* _Set task_
Check each line of the listing for the word "chart" and give only the number of lines that have it.

━━━ Supplied material

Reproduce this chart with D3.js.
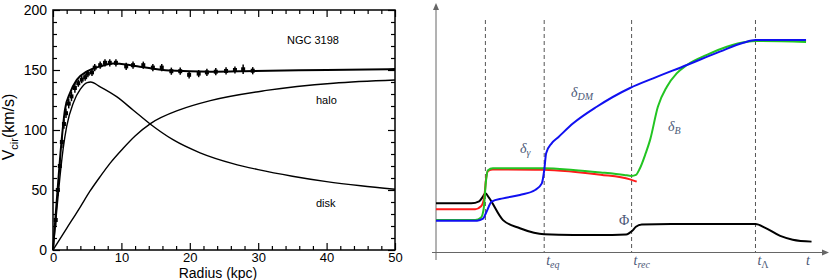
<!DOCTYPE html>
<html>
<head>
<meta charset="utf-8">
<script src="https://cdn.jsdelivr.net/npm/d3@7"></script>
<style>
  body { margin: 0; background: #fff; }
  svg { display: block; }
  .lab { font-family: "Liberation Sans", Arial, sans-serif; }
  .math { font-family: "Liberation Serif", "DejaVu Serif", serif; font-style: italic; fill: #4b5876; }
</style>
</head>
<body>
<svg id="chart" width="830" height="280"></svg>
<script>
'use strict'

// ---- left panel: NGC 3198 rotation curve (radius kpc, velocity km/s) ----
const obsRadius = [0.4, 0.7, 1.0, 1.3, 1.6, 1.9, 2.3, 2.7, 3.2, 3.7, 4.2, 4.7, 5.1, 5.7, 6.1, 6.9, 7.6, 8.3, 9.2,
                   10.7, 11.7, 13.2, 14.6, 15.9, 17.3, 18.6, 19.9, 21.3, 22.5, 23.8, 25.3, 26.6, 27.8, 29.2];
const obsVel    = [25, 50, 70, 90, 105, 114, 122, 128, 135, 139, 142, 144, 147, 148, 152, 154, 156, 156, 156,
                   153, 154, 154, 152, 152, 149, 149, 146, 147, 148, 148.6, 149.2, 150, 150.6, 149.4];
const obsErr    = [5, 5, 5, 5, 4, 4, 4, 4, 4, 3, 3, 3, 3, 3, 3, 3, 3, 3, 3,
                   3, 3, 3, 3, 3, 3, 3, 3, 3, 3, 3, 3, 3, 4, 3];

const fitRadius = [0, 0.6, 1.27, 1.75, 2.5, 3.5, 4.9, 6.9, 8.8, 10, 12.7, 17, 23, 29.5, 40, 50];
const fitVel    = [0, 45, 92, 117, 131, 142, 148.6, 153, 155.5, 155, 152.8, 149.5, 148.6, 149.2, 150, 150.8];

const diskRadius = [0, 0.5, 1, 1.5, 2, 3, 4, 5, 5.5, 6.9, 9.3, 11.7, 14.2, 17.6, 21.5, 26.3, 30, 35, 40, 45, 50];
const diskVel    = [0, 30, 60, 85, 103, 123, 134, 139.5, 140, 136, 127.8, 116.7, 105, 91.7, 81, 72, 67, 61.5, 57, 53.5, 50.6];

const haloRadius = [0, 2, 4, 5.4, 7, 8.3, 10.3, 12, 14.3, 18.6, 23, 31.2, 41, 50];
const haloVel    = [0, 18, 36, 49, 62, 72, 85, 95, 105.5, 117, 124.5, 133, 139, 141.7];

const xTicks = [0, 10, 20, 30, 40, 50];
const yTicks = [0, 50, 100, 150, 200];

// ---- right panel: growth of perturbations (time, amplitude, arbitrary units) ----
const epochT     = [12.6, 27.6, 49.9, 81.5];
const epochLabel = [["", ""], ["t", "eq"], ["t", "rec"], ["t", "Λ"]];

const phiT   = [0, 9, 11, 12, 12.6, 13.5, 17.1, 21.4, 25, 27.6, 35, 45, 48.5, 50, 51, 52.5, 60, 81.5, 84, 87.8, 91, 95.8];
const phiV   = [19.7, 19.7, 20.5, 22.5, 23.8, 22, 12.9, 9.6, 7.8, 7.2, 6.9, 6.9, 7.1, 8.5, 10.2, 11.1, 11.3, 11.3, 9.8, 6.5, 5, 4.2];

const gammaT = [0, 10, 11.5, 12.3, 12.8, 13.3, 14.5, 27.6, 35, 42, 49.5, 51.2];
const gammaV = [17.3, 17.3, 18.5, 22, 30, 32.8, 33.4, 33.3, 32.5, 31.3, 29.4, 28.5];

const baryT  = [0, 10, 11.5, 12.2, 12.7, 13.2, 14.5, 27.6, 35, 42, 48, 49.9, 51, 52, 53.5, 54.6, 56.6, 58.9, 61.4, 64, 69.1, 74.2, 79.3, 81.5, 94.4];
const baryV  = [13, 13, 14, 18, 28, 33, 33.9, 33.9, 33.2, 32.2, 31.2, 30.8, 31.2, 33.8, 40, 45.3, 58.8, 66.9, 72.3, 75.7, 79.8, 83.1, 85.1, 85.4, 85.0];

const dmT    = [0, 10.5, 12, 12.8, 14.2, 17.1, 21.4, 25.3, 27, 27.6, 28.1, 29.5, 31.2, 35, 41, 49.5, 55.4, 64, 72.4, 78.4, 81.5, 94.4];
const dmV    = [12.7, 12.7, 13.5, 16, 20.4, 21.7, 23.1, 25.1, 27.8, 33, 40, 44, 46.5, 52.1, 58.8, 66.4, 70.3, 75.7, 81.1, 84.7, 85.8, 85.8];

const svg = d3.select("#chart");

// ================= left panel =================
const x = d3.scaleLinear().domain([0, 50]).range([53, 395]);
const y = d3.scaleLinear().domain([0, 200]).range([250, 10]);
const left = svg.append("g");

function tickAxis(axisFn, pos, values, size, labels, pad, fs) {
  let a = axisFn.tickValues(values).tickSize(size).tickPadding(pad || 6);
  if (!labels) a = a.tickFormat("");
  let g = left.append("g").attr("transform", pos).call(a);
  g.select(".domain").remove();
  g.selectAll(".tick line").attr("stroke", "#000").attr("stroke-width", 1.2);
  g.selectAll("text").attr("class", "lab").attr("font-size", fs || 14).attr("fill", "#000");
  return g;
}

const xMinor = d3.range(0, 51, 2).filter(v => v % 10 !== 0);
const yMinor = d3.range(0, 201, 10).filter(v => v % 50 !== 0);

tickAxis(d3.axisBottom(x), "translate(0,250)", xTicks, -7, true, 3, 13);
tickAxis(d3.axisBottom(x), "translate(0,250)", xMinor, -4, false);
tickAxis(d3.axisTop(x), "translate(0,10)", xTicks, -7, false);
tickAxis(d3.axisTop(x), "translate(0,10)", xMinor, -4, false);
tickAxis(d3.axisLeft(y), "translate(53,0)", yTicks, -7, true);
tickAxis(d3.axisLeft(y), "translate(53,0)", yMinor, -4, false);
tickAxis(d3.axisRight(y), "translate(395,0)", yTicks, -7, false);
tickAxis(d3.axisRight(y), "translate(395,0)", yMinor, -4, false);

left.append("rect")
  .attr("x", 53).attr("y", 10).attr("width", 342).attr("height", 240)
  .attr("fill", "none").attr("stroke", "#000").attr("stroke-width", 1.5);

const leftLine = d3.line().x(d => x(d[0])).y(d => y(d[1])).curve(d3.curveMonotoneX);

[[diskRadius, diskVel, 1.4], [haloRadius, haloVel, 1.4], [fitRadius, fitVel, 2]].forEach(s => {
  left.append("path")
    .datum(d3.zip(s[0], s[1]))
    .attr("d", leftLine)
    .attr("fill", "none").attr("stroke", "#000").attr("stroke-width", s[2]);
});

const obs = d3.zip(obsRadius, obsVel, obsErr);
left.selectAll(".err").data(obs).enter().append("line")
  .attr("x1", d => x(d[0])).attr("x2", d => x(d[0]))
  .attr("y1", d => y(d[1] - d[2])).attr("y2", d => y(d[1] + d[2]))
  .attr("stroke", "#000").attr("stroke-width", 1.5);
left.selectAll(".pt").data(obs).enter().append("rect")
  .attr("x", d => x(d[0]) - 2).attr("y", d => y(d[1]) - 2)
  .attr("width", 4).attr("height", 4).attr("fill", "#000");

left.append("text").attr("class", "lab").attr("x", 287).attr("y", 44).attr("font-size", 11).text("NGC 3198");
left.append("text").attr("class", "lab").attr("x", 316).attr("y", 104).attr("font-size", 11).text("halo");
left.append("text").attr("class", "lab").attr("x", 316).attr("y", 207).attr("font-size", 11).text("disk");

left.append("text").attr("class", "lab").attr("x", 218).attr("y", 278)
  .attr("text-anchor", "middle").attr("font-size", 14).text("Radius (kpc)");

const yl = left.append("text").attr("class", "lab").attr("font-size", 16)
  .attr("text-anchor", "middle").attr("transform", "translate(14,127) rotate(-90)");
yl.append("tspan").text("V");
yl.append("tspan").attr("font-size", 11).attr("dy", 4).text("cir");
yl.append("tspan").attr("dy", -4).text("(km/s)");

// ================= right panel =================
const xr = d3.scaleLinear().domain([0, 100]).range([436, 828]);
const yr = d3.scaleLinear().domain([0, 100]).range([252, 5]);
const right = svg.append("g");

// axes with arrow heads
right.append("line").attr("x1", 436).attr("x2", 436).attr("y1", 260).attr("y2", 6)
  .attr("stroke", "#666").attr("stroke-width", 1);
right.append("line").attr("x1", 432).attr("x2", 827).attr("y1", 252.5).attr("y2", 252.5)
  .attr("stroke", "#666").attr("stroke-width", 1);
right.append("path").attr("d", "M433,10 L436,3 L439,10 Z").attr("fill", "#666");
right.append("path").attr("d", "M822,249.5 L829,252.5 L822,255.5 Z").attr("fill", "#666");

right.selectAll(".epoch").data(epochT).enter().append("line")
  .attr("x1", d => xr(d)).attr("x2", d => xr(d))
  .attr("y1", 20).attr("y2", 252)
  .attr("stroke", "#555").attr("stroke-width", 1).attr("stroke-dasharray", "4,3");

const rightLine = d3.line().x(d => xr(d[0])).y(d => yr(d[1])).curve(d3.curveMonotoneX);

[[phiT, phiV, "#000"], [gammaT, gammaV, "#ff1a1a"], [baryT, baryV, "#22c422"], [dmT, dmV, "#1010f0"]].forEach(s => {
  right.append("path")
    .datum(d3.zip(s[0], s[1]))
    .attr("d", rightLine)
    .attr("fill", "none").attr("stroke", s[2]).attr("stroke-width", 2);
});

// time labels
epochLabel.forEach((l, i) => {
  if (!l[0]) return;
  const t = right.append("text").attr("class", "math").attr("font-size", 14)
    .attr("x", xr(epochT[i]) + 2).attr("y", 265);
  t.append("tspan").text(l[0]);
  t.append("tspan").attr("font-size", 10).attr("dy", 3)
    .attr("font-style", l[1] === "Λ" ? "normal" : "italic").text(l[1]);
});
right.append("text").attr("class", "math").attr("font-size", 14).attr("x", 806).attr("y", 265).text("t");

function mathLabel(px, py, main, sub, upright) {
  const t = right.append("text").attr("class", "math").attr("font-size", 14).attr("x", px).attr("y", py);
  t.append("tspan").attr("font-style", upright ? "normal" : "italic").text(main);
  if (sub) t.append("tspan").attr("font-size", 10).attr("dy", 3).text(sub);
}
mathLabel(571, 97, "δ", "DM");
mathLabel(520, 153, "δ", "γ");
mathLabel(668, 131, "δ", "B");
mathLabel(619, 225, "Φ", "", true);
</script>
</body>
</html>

━━━━━━

* _Written response_
3